LOOR - thursday 21:30 – 22:05
Gwil Sainsbury can’t quite locate the precise origin of LOOR. Perhaps it’s his childhood in Cornwall, where he found that strange, alluring Cornish moniker. Perhaps it’s leaving alt-J, the band he helped found, after one Mercury winning album. Or perhaps it’s moving to Bristol to study for a Masters, finding himself with time and space to imagine something fresh.
Whatever the source, its tributaries clearly run deep. Following a sterling EP last year LOOR is currently preparing his debut album ‘Waters’, a heady fusion of deeply psychedelic electronics – which recall everyone from Jon Hopkins to Gold Panda via The Orb – and a deeply philosophical outlook on the nature of humanity’s relationship with its surroundings.
“I think I’m pretty influenced by a lot of psychedelic music,” he comments. “Whether that’s electronic or whether that’s in jazz. I wanted to be independent, and able to produce what I wanted to produce by myself. And to me, it’s very much about a relationship to nature.”

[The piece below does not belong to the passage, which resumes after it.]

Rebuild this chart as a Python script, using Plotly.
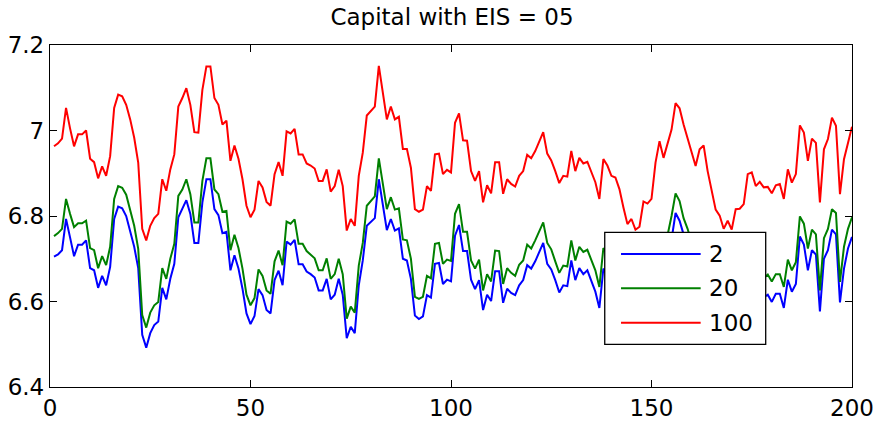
import plotly.graph_objects as go

# Capital paths for three levels of the EIS parameter, periods 1..200
periods = list(range(1, 201))

capital_2 = [
    6.705, 6.710, 6.720, 6.793, 6.750, 6.706, 6.733, 6.733, 6.743, 6.678,
    6.673, 6.632, 6.660, 6.638, 6.681, 6.793, 6.822, 6.818, 6.800, 6.766,
    6.728, 6.678, 6.522, 6.492, 6.526, 6.545, 6.553, 6.632, 6.605, 6.653,
    6.688, 6.797, 6.816, 6.837, 6.805, 6.737, 6.737, 6.832, 6.886, 6.886,
    6.816, 6.802, 6.760, 6.763, 6.673, 6.708, 6.677, 6.630, 6.572, 6.547,
    6.566, 6.629, 6.615, 6.580, 6.572, 6.650, 6.672, 6.638, 6.740, 6.733,
    6.744, 6.687, 6.687, 6.670, 6.664, 6.656, 6.626, 6.626, 6.653, 6.605,
    6.616, 6.653, 6.616, 6.514, 6.541, 6.526, 6.638, 6.696, 6.777, 6.787,
    6.795, 6.886, 6.828, 6.767, 6.793, 6.766, 6.771, 6.700, 6.696, 6.653,
    6.567, 6.559, 6.565, 6.615, 6.609, 6.688, 6.690, 6.641, 6.651, 6.647,
    6.754, 6.779, 6.718, 6.718, 6.651, 6.629, 6.650, 6.580, 6.616, 6.601,
    6.671, 6.671, 6.597, 6.630, 6.620, 6.615, 6.638, 6.650, 6.685, 6.677,
    6.694, 6.716, 6.737, 6.688, 6.675, 6.650, 6.621, 6.638, 6.636, 6.696,
    6.650, 6.678, 6.664, 6.673, 6.646, 6.623, 6.585, 6.677, 6.660, 6.640,
    6.633, 6.605, 6.565, 6.525, 6.535, 6.515, 6.520, 6.578, 6.572, 6.583,
    6.668, 6.718, 6.680, 6.710, 6.745, 6.807, 6.789, 6.757, 6.726, 6.695,
    6.660, 6.700, 6.708, 6.648, 6.602, 6.558, 6.545, 6.500, 6.532, 6.515,
    6.560, 6.560, 6.570, 6.640, 6.645, 6.613, 6.623, 6.610, 6.616, 6.599,
    6.618, 6.618, 6.585, 6.651, 6.623, 6.641, 6.752, 6.733, 6.673, 6.720,
    6.710, 6.577, 6.700, 6.720, 6.768, 6.757, 6.598, 6.677, 6.724, 6.751,
]

capital_20 = [
    6.753, 6.760, 6.770, 6.840, 6.805, 6.774, 6.783, 6.783, 6.789, 6.725,
    6.720, 6.678, 6.706, 6.685, 6.728, 6.840, 6.870, 6.866, 6.850, 6.816,
    6.777, 6.723, 6.568, 6.539, 6.574, 6.591, 6.599, 6.678, 6.653, 6.700,
    6.735, 6.847, 6.862, 6.886, 6.851, 6.785, 6.785, 6.882, 6.935, 6.935,
    6.862, 6.851, 6.810, 6.812, 6.720, 6.756, 6.725, 6.677, 6.616, 6.591,
    6.608, 6.675, 6.660, 6.626, 6.618, 6.694, 6.719, 6.685, 6.787, 6.782,
    6.792, 6.735, 6.735, 6.718, 6.709, 6.701, 6.673, 6.673, 6.701, 6.653,
    6.664, 6.700, 6.664, 6.560, 6.588, 6.574, 6.684, 6.737, 6.824, 6.835,
    6.846, 6.935, 6.878, 6.816, 6.844, 6.815, 6.818, 6.745, 6.743, 6.700,
    6.611, 6.606, 6.611, 6.660, 6.654, 6.735, 6.737, 6.688, 6.698, 6.695,
    6.805, 6.828, 6.763, 6.763, 6.696, 6.677, 6.698, 6.626, 6.664, 6.647,
    6.719, 6.718, 6.641, 6.678, 6.667, 6.660, 6.686, 6.696, 6.733, 6.724,
    6.743, 6.763, 6.785, 6.737, 6.722, 6.694, 6.667, 6.684, 6.682, 6.743,
    6.696, 6.728, 6.716, 6.721, 6.696, 6.673, 6.634, 6.725, 6.710, 6.685,
    6.680, 6.655, 6.610, 6.570, 6.585, 6.560, 6.565, 6.625, 6.620, 6.630,
    6.715, 6.760, 6.725, 6.755, 6.800, 6.853, 6.835, 6.795, 6.770, 6.740,
    6.705, 6.745, 6.755, 6.695, 6.650, 6.605, 6.590, 6.560, 6.580, 6.560,
    6.605, 6.610, 6.620, 6.690, 6.690, 6.660, 6.670, 6.655, 6.663, 6.647,
    6.664, 6.664, 6.634, 6.698, 6.673, 6.692, 6.799, 6.782, 6.724, 6.768,
    6.757, 6.626, 6.748, 6.770, 6.816, 6.807, 6.646, 6.728, 6.770, 6.797,
]

capital_100 = [
    6.963, 6.970, 6.981, 7.053, 7.005, 6.963, 6.991, 6.991, 7.000, 6.934,
    6.926, 6.888, 6.916, 6.894, 6.940, 7.053, 7.084, 7.080, 7.060, 7.026,
    6.983, 6.925, 6.770, 6.743, 6.777, 6.795, 6.805, 6.886, 6.859, 6.909,
    6.944, 7.056, 7.076, 7.099, 7.060, 6.996, 6.995, 7.095, 7.150, 7.150,
    7.076, 7.060, 7.014, 7.023, 6.929, 6.965, 6.934, 6.886, 6.824, 6.797,
    6.815, 6.882, 6.867, 6.833, 6.824, 6.898, 6.926, 6.894, 6.998, 6.993,
    7.004, 6.944, 6.944, 6.923, 6.918, 6.911, 6.882, 6.882, 6.909, 6.857,
    6.870, 6.908, 6.870, 6.766, 6.793, 6.777, 6.894, 6.948, 7.035, 7.045,
    7.056, 7.151, 7.088, 7.026, 7.056, 7.026, 7.032, 6.957, 6.957, 6.913,
    6.816, 6.810, 6.815, 6.870, 6.859, 6.944, 6.946, 6.898, 6.908, 6.902,
    7.018, 7.040, 6.977, 6.976, 6.905, 6.882, 6.905, 6.832, 6.872, 6.853,
    6.926, 6.926, 6.852, 6.886, 6.875, 6.869, 6.894, 6.905, 6.943, 6.935,
    6.952, 6.975, 6.996, 6.946, 6.930, 6.905, 6.877, 6.894, 6.892, 6.952,
    6.905, 6.936, 6.923, 6.927, 6.902, 6.879, 6.840, 6.933, 6.918, 6.894,
    6.890, 6.863, 6.820, 6.781, 6.793, 6.768, 6.775, 6.834, 6.829, 6.840,
    6.925, 6.975, 6.936, 6.967, 7.002, 7.064, 7.052, 7.014, 6.983, 6.952,
    6.917, 6.956, 6.965, 6.905, 6.859, 6.815, 6.801, 6.770, 6.789, 6.768,
    6.816, 6.817, 6.828, 6.898, 6.902, 6.870, 6.880, 6.867, 6.868, 6.853,
    6.872, 6.875, 6.840, 6.909, 6.878, 6.898, 7.012, 6.995, 6.929, 6.981,
    6.971, 6.832, 6.956, 6.980, 7.030, 7.011, 6.851, 6.933, 6.971, 7.009,
]

series_names = ["2", "20", "100"]
series_colors = ["#0000ff", "#008000", "#ff0000"]
series_values = [capital_2, capital_20, capital_100]

x_ticks = [0, 50, 100, 150, 200]
y_ticks = [6.4, 6.6, 6.8, 7.0, 7.2]

FONT = "DejaVu Sans, Verdana, sans-serif"
FONT_SIZE = 23

fig = go.Figure()
for name, color, values in zip(series_names, series_colors, series_values):
    fig.add_trace(go.Scatter(
        x=periods, y=values, mode="lines", name=name,
        line=dict(color=color, width=2), showlegend=False,
    ))

# Boxed legend in the lower right, drawn over the lines
lx0, lx1, ly0, ly1 = 0.6917, 0.8924, 0.1249, 0.4523
fig.add_shape(type="rect", xref="paper", yref="paper",
              x0=lx0, x1=lx1, y0=ly0, y1=ly1,
              fillcolor="white", line=dict(color="black", width=1.3),
              layer="above")
row_y = [0.3889, 0.2886, 0.188]
for name, color, yy in zip(series_names, series_colors, row_y):
    fig.add_shape(type="line", xref="paper", yref="paper",
                  x0=0.712, x1=0.8113, y0=yy, y1=yy,
                  line=dict(color=color, width=2), layer="above")
    fig.add_annotation(xref="paper", yref="paper", x=0.819, y=yy,
                       text=name, showarrow=False, xanchor="left",
                       yanchor="middle",
                       font=dict(family=FONT, size=FONT_SIZE, color="black"))

axis_common = dict(
    showgrid=False, zeroline=False, showline=True, linecolor="black",
    linewidth=1.3, mirror="ticks", ticks="inside", ticklen=7,
    tickwidth=1, tickcolor="black", automargin=False,
    tickfont=dict(family=FONT, size=FONT_SIZE, color="black"),
)

fig.update_layout(
    width=875, height=422,
    margin=dict(l=50, r=23, t=45, b=35),
    paper_bgcolor="white", plot_bgcolor="white",
    title=dict(text="Capital with EIS = 05", x=0.5166, xanchor="center",
               y=0.96, yanchor="middle",
               font=dict(family=FONT, size=FONT_SIZE, color="black")),
    xaxis=dict(range=[0, 200], tickvals=x_ticks, **axis_common),
    yaxis=dict(range=[6.4, 7.2], tickvals=y_ticks, **axis_common),
)

fig.write_html("out.html")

‘Waters’ is an animistic statement, a treatise on the mind, the body, and the confluent passageways that unite them. “I don’t really think of nature as being separate to the urban world,” he explains. “There is no separation between nature and humanity and therefore no real distinction between urban environments and the countryside, for example.”
“I’m aware from my previous experiences in the music industry that touring is currently a totally unsustainable model,” he says, placing this need to re-balance our relationship to the environment within a broader world-view. “The uncomfortable question that we need to navigate as musicians is: how do we show true solidarity with the global climate justice movement while being able to pursue music as a career?”
Composed on long walks through Bristol and out into the countryside, ‘Waters’ has a questing spirit, a yearning to find rest. “In Bristol there is this amazing contrast between the very urban setting, and at times really idyllic,” he asserts. “It’s bizarre sometimes, I’m taken aback by it. But along those walks you’ll also come across all of these really explicit signs of the slave trade and all the histories that have gone on around here. When you walk through a landscape you can unpick a lot of its history, but obviously a lot of it remains completely concealed to you.”
An album that toys with different layers of meaning, ‘Waters’ was pieced together in a solitary fashion. Deeply influenced by his experiences while using psychedelics – particularly DMT – Gwil would go bathing in his subconscious. “I feel like you’re downloading vast amounts of information,” he says. “So I just wanted to make something that I felt reflected my own psychedelic experiences.”
A surging series of melody-driven digital excursions, ‘Waters’ has an enrapturing forward rush. ‘Plants’ is this joyous salute to nature, informed by the botanist Terrance McKenna, his own endless electronic experiments, and the lingering trace of the often under-rated genre psy-trance. Images of flowing water resound on the record. Returning home from long walks to trace the source of nearby streams, the sound and feeling of water would imprint itself on his consciousness. “It was this feeling of the intensity of water, and the epic capacity to make huge changes to how we live,” he recalls. “It was almost like the revenge of water, or the revenge of the planet on humanity.”
Diving into his sub-conscious and returning to the surface, Gwil used LOOR as a means to dredge the limits of his thoughts and experiences. The collage image on the cover references panspermia – the belief that life came to Earth from a meteor, or a comet – and it links to Gwil’s concept of creation, of art experiencing itself. “Using studio software, it’s like you’re permanently having this conversation with your past self,” he points out. “The last time you saved that file you were a little bit of a different person… it’s sort of like you’re playing with emotions from your past.”
An artist in a constant state of transformation, LOOR is already seeking out uncharted waters. “My main drive is that I want to continue making records until my old age,” says Gwil. “So for me, by the time you’ve finished an album, you’re kind of done with it. I want to move on from this version of me into something else.”